STAR --runThreadN 10 --genomeDir ~/anno/mm10/ --readFilesCommand zcat --readFilesIn R1.fastq.gz R2.fastq.gz --outFileNamePrefix samplename --outSAMtype BAM SortedByCoordinate --outBAMsortingThreadN 5
Visualization the mapping ratio by R
Rscript ~rcode/mapping.R
RSeQC package comprehensively evaluate different aspects of RNA-seq experiments, such as sequence quality, GC bias, polymerase chain reaction bias, nucleotide composition bias, sequencing depth, strand specificity, coverage uniformity and read distribution over the genome structure.

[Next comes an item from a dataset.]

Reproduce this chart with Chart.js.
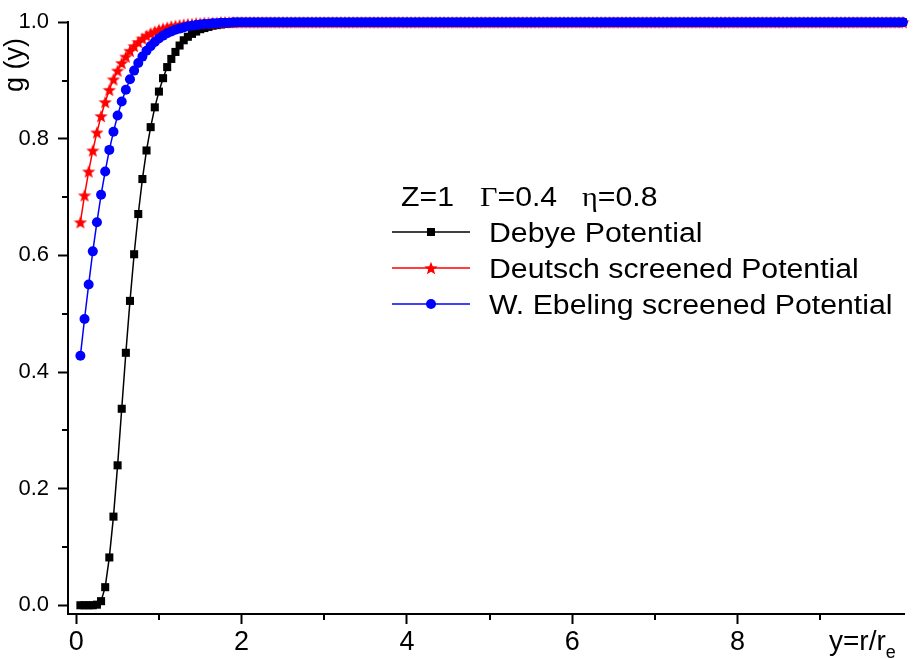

‘geneBody_coverage.py’ scales all transcripts to 100 nt and calculates the number of reads covering each nucleotide position. Finally, it generates a plot illustrating the coverage profile along the gene body.
samtools index input.sorted.bam
geneBody_coverage.py -r hg19.housekeeping.bed -i test1.bam,test2.bam,test3.bam -o output
'clipping_profile.py' calculate the distributions of clipped nucleotides across reads.This program is used to estimate clipping profile of RNA-seq reads from BAM or SAM file. Note that to use this funciton, CIGAR strings within SAM/BAM file should have ‘S’ operation (This means your reads aligner should support clipped mapping).
clipping_profile.py -i test1.bam -s "PE" -o out
Counting reads in features with htseq-count
htseq-count -f bam -r name -s no -a 10 -t exon -i gene_id -m intersection-nonempty yourfile_name.bam ~/reference/hisat2_reference/Homo_sapiens.GRCh38.86.chr_patch_hapl_scaff.gtf > counts.txt
Calculate RPKM and TPM by R
Rscript ~rcode/counts2rpkm_tpm.R
DE analysis is done using the DESeq2 Bioconductor package. It takes the merged raw read counts (from HTseq-count) as an input:
Rscript ~rcode/deseq2.R
One command for running
bash rna_seq.bash